** BEGIN **
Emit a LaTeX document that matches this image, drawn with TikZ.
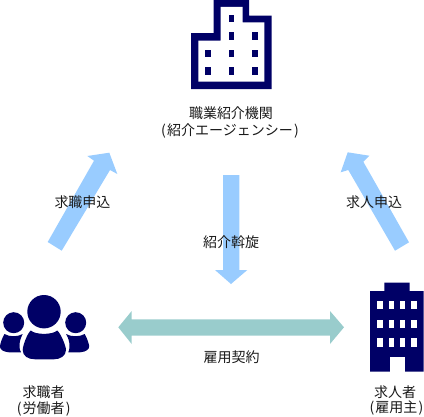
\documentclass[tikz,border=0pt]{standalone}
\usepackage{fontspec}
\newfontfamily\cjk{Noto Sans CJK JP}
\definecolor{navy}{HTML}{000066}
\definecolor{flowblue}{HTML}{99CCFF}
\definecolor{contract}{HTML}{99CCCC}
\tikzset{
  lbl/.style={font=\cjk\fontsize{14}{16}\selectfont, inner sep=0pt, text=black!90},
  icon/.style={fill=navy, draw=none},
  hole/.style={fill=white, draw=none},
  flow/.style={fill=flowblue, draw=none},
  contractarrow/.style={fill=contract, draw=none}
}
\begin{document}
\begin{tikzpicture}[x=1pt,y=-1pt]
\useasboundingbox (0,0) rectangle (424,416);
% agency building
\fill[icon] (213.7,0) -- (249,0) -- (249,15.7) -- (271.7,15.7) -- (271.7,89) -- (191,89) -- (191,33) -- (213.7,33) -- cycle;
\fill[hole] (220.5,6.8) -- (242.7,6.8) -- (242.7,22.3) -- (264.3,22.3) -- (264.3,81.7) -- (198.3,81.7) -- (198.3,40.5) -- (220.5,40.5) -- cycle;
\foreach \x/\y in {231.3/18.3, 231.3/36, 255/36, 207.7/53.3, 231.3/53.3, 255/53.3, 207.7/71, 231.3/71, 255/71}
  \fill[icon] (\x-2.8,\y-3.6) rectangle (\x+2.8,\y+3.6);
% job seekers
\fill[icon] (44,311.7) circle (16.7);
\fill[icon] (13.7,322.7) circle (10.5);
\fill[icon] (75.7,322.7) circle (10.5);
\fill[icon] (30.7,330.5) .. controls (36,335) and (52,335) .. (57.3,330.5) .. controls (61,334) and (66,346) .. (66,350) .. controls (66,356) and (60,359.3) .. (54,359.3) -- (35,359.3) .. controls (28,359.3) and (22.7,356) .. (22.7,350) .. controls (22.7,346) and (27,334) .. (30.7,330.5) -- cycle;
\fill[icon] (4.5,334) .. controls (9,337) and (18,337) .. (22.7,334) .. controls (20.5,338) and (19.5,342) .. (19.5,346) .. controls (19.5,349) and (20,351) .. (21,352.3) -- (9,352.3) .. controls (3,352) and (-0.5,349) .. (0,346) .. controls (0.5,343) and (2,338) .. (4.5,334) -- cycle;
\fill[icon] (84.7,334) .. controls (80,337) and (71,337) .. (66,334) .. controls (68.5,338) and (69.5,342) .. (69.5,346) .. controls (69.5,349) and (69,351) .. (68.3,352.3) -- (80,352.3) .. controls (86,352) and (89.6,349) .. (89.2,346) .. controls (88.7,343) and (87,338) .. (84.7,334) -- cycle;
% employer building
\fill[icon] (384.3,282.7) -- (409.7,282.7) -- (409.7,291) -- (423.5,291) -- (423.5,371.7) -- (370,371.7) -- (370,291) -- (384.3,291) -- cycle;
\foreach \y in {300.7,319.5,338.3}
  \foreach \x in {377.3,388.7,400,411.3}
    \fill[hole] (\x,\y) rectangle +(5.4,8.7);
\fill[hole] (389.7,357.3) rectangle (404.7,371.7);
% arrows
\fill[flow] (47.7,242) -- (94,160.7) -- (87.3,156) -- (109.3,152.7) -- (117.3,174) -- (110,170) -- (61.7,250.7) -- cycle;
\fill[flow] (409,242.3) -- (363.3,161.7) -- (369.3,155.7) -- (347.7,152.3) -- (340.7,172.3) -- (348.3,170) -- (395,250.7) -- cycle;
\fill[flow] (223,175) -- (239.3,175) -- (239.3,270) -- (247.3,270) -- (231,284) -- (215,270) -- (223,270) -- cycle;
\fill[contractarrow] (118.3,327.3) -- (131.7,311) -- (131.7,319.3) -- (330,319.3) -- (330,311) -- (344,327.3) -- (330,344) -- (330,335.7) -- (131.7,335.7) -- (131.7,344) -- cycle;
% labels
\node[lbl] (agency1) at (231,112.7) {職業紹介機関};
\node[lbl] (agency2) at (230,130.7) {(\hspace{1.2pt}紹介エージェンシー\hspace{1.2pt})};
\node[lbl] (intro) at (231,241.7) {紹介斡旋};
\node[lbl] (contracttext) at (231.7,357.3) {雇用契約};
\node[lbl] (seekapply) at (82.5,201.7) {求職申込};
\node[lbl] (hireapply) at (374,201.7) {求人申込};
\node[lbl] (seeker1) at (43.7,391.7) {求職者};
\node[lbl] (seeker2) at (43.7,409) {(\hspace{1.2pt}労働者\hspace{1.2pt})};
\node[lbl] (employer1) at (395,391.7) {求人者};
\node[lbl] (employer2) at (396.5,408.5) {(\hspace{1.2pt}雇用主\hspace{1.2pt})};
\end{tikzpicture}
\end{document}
** END **
§ TASK:
All the material shown above is to be copied exactly, with no pictures carried over.

§ FINISHED EXERCISE:
Emit a LaTeX document that matches this image, drawn with TikZ.
\documentclass[tikz,border=0pt]{standalone}
\usepackage{fontspec}
\newfontfamily\cjk{Noto Sans CJK JP}
\definecolor{navy}{HTML}{000066}
\definecolor{flowblue}{HTML}{99CCFF}
\definecolor{contract}{HTML}{99CCCC}
\tikzset{
  lbl/.style={font=\cjk\fontsize{14}{16}\selectfont, inner sep=0pt, text=black!90},
  icon/.style={fill=navy, draw=none},
  hole/.style={fill=white, draw=none},
  flow/.style={fill=flowblue, draw=none},
  contractarrow/.style={fill=contract, draw=none}
}
\begin{document}
\begin{tikzpicture}[x=1pt,y=-1pt]
\useasboundingbox (0,0) rectangle (424,416);
% agency building
\fill[icon] (213.7,0) -- (249,0) -- (249,15.7) -- (271.7,15.7) -- (271.7,89) -- (191,89) -- (191,33) -- (213.7,33) -- cycle;
\fill[hole] (220.5,6.8) -- (242.7,6.8) -- (242.7,22.3) -- (264.3,22.3) -- (264.3,81.7) -- (198.3,81.7) -- (198.3,40.5) -- (220.5,40.5) -- cycle;
\foreach \x/\y in {231.3/18.3, 231.3/36, 255/36, 207.7/53.3, 231.3/53.3, 255/53.3, 207.7/71, 231.3/71, 255/71}
  \fill[icon] (\x-2.8,\y-3.6) rectangle (\x+2.8,\y+3.6);
% job seekers
\fill[icon] (44,311.7) circle (16.7);
\fill[icon] (13.7,322.7) circle (10.5);
\fill[icon] (75.7,322.7) circle (10.5);
\fill[icon] (30.7,330.5) .. controls (36,335) and (52,335) .. (57.3,330.5) .. controls (61,334) and (66,346) .. (66,350) .. controls (66,356) and (60,359.3) .. (54,359.3) -- (35,359.3) .. controls (28,359.3) and (22.7,356) .. (22.7,350) .. controls (22.7,346) and (27,334) .. (30.7,330.5) -- cycle;
\fill[icon] (4.5,334) .. controls (9,337) and (18,337) .. (22.7,334) .. controls (20.5,338) and (19.5,342) .. (19.5,346) .. controls (19.5,349) and (20,351) .. (21,352.3) -- (9,352.3) .. controls (3,352) and (-0.5,349) .. (0,346) .. controls (0.5,343) and (2,338) .. (4.5,334) -- cycle;
\fill[icon] (84.7,334) .. controls (80,337) and (71,337) .. (66,334) .. controls (68.5,338) and (69.5,342) .. (69.5,346) .. controls (69.5,349) and (69,351) .. (68.3,352.3) -- (80,352.3) .. controls (86,352) and (89.6,349) .. (89.2,346) .. controls (88.7,343) and (87,338) .. (84.7,334) -- cycle;
% employer building
\fill[icon] (384.3,282.7) -- (409.7,282.7) -- (409.7,291) -- (423.5,291) -- (423.5,371.7) -- (370,371.7) -- (370,291) -- (384.3,291) -- cycle;
\foreach \y in {300.7,319.5,338.3}
  \foreach \x in {377.3,388.7,400,411.3}
    \fill[hole] (\x,\y) rectangle +(5.4,8.7);
\fill[hole] (389.7,357.3) rectangle (404.7,371.7);
% arrows
\fill[flow] (47.7,242) -- (94,160.7) -- (87.3,156) -- (109.3,152.7) -- (117.3,174) -- (110,170) -- (61.7,250.7) -- cycle;
\fill[flow] (409,242.3) -- (363.3,161.7) -- (369.3,155.7) -- (347.7,152.3) -- (340.7,172.3) -- (348.3,170) -- (395,250.7) -- cycle;
\fill[flow] (223,175) -- (239.3,175) -- (239.3,270) -- (247.3,270) -- (231,284) -- (215,270) -- (223,270) -- cycle;
\fill[contractarrow] (118.3,327.3) -- (131.7,311) -- (131.7,319.3) -- (330,319.3) -- (330,311) -- (344,327.3) -- (330,344) -- (330,335.7) -- (131.7,335.7) -- (131.7,344) -- cycle;
% labels
\node[lbl] (agency1) at (231,112.7) {職業紹介機関};
\node[lbl] (agency2) at (230,130.7) {(\hspace{1.2pt}紹介エージェンシー\hspace{1.2pt})};
\node[lbl] (intro) at (231,241.7) {紹介斡旋};
\node[lbl] (contracttext) at (231.7,357.3) {雇用契約};
\node[lbl] (seekapply) at (82.5,201.7) {求職申込};
\node[lbl] (hireapply) at (374,201.7) {求人申込};
\node[lbl] (seeker1) at (43.7,391.7) {求職者};
\node[lbl] (seeker2) at (43.7,409) {(\hspace{1.2pt}労働者\hspace{1.2pt})};
\node[lbl] (employer1) at (395,391.7) {求人者};
\node[lbl] (employer2) at (396.5,408.5) {(\hspace{1.2pt}雇用主\hspace{1.2pt})};
\end{tikzpicture}
\end{document}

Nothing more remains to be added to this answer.